Italy In The Late Twentieth Century

Unlike Germany, Italy was in turmoil for much of its postwar period. In 1946 a plebiscite showed 54 percent of the voters in favor of a republic, which was therefore established. Some monarchists and fascists remained, but neither group influenced parliamentary politics to any great extent.

A strong Christian Democratic party (a Catholic party with a relatively liberal program) held power under a succession of leaders, with support from other groups. The government broke up large landed estates in the south to redistribute the land. A very strong Communist party, with which the larger faction of the Socialists was allied, offered a persistent challenge. In the early 1960s a series of complicated negotiations began a process called the apertura a sinistra the “opening to the left,” in which the Christian Democrats won over some Socialist support.

Italy’s economic growth between 1953 and 1966 was so remarkable that the Italians, too, spoke of an economic miracle. As In France, this growth was achieved with some government ownership and with much government regulation and planning. Membership in the Common Market gave Italian enterprise opportunities that it had never had before.

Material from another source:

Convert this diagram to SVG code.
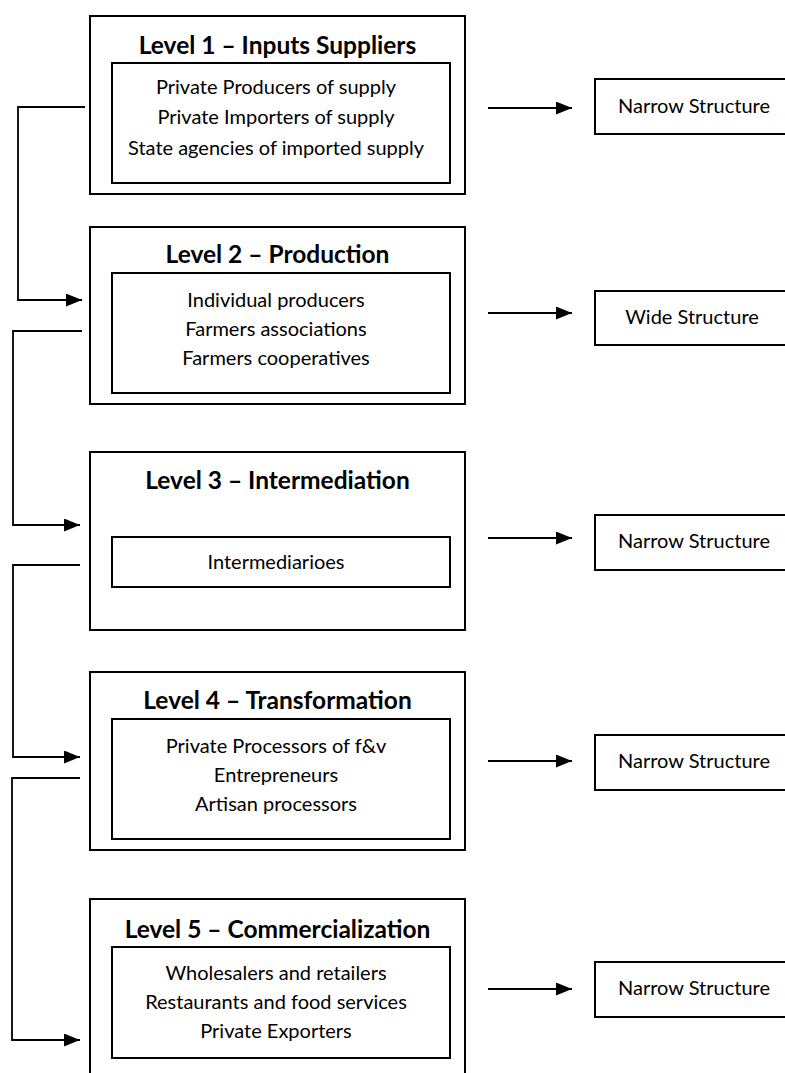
<svg xmlns="http://www.w3.org/2000/svg" width="785" height="1073" viewBox="0 0 785 1073">
<defs>
<marker id="ah" markerUnits="userSpaceOnUse" markerWidth="17" markerHeight="14" refX="16" refY="6.5" orient="auto">
<path d="M0,0 L16,6.5 L0,13 Z" fill="#000"/>
</marker>
</defs>
<style>
rect{fill:#fff;stroke:#000;stroke-width:2}
.t{font-family:Lato,"Liberation Sans",sans-serif;font-weight:bold;font-size:24.5px;text-anchor:middle;fill:#000}
.b{font-family:Lato,"Liberation Sans",sans-serif;font-size:20px;text-anchor:middle;fill:#000}
.c{fill:none;stroke:#000;stroke-width:1.8}
</style>
<rect x="0" y="0" width="785" height="1073" style="fill:#fff;stroke:none"/>
<g id="level1">
<rect x="90" y="16" width="375" height="178"/>
<text class="t" x="277.5" y="54">Level 1 – Inputs Suppliers</text>
<rect x="112" y="63" width="338" height="120"/>
<text class="b" x="276" y="94">Private Producers of supply</text>
<text class="b" x="276" y="124">Private Importers of supply</text>
<text class="b" x="276" y="155">State agencies of imported supply</text>
</g>
<g id="level2">
<rect x="90" y="227" width="375" height="177"/>
<text class="t" x="277.5" y="263">Level 2 – Production</text>
<rect x="112" y="273" width="338" height="120"/>
<text class="b" x="276" y="307">Individual producers</text>
<text class="b" x="276" y="336">Farmers associations</text>
<text class="b" x="276" y="365">Farmers cooperatives</text>
</g>
<g id="level3">
<rect x="90" y="452" width="375" height="178"/>
<text class="t" x="277.5" y="489">Level 3 – Intermediation</text>
<rect x="112" y="537" width="338" height="50"/>
<text class="b" x="276" y="569">Intermediarioes</text>
</g>
<g id="level4">
<rect x="90" y="672" width="375" height="178"/>
<text class="t" x="277.5" y="709">Level 4 – Transformation</text>
<rect x="112" y="719" width="338" height="120"/>
<text class="b" x="276" y="753">Private Processors of f&amp;v</text>
<text class="b" x="276" y="782">Entrepreneurs</text>
<text class="b" x="276" y="811">Artisan processors</text>
</g>
<g id="level5">
<rect x="90" y="899" width="375" height="190"/>
<text class="t" x="277.5" y="938">Level 5 – Commercialization</text>
<rect x="112" y="947" width="338" height="111"/>
<text class="b" x="276" y="980">Wholesalers and retailers</text>
<text class="b" x="276" y="1009">Restaurants and food services</text>
<text class="b" x="276" y="1038">Private Exporters</text>
</g>
<g id="struct1">
<rect x="595" y="79" width="198" height="55"/>
<text class="b" x="694" y="113">Narrow Structure</text>
</g>
<g id="struct2">
<rect x="595" y="291" width="198" height="54"/>
<text class="b" x="692" y="324">Wide Structure</text>
</g>
<g id="struct3">
<rect x="595" y="515" width="198" height="55"/>
<text class="b" x="694" y="548">Narrow Structure</text>
</g>
<g id="struct4">
<rect x="595" y="735" width="198" height="55"/>
<text class="b" x="694" y="768">Narrow Structure</text>
</g>
<g id="struct5">
<rect x="595" y="962" width="198" height="55"/>
<text class="b" x="694" y="995">Narrow Structure</text>
</g>
<g id="connectors">
<path class="c" d="M85,107 H18 V300 H82" marker-end="url(#ah)"/>
<path class="c" d="M82,331 H13 V525 H80" marker-end="url(#ah)"/>
<path class="c" d="M80,565 H13 V757 H80" marker-end="url(#ah)"/>
<path class="c" d="M80,778 H12 V1040 H80" marker-end="url(#ah)"/>
<path class="c" d="M488,108 H572" marker-end="url(#ah)"/>
<path class="c" d="M488,313 H572" marker-end="url(#ah)"/>
<path class="c" d="M488,538 H572" marker-end="url(#ah)"/>
<path class="c" d="M488,761 H572" marker-end="url(#ah)"/>
<path class="c" d="M488,989 H572" marker-end="url(#ah)"/>
</g>
</svg>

The grave problems of southern Italy, Sardinia, and Sicily were attacked by programs of investments, by providing jobs in the north or in Germany or Switzerland for the surplus workers of the south, and by old-age pensions. In the Italian balance of payments, an income of about $1 billion annually from tourists proved enormously important.

Italian fashions became popular throughout the world, further bolstering both the economy and the national sense of wellbeing. The Italian motion picture industry began to rival that of France and ultimately overtook the immediate postwar leader, Britain.

By the late 1960s Italian political stability began to crumble, in part due to severe internal political strains within the Christian Democratic party, and in part due to the uncertainty of the party’s relationship with its supposed partners, the Socialists. In part it was also due to the inflation that Italy was perhaps less able to bear than were the advanced industrial nations. Strikes occurred sporadically and unpredictably, and 1969 was marked by mass strikes.

The Italian bureaucracy was marked by no-show jobs, scandal, corruption, and pettiness. Economic mismanagement became evident in the 1970s. The Italian inflation rate soared; nearly 2 million Italians were unemployed. By 1974 Italy had a huge trade deficit and had to turn to the International Monetary Fund and to West Germany for credit.

The government was unable to restrain demands for wage increases, which ran at 30 percent annually, spurring further inflation in prices and overburdening the middle class. The Mafia, a centuries old alliance of secret criminal societies organized along feudal lines and particularly powerful in Sicily, began to show itself overtly in southern Italy. Terrorists openly attacked judges, teachers, journalists, and police officers in the streets.

In 1978 one group, the Red Brigade, kidnapped former premier Aldo Moro (1916-1978) and murdered him after the Italian government refused to negotiate his release. The universities were in chaos; students throughout the nation went on frequent and prolonged strikes, so that the ablest sought their education in other countries. Of all the nations of western Europe, Italy’s experiment with liberal democracy seemed most clearly on trial.

During this time the large Italian Communist party increased in size and organizing skills. In 1976 the communists polled 35 percent of the popular vote for the Chamber of Deputies. Led by Enrico Berlinguer (1922– 1984), the Communists declared their desire to enter into a coalition government with their former enemies and promised to abide by the constitution and to keep Italy in NATO.

The United States doubted the sincerity of these promises and supported those Italian leaders best able to block Berlinguer’s move toward power. But by entering into what it called a “historic compromise,” the Communist party won a new middle-class following. In 1978 the Communist party was granted equality with other parties in shaping government policies when it promised to support a national unity government.

Ministries continued to change hands with bewildering rapidity in Italy, the entire cabinet resigning in 1981 when it was revealed that many officials were members of an illegal and secret Masonic lodge. Scandals in banking and politics, the kidnapping of public officials, instability in leadership, and recurrent social unrest continued to plague Italy throughout the 1980s and 1990s.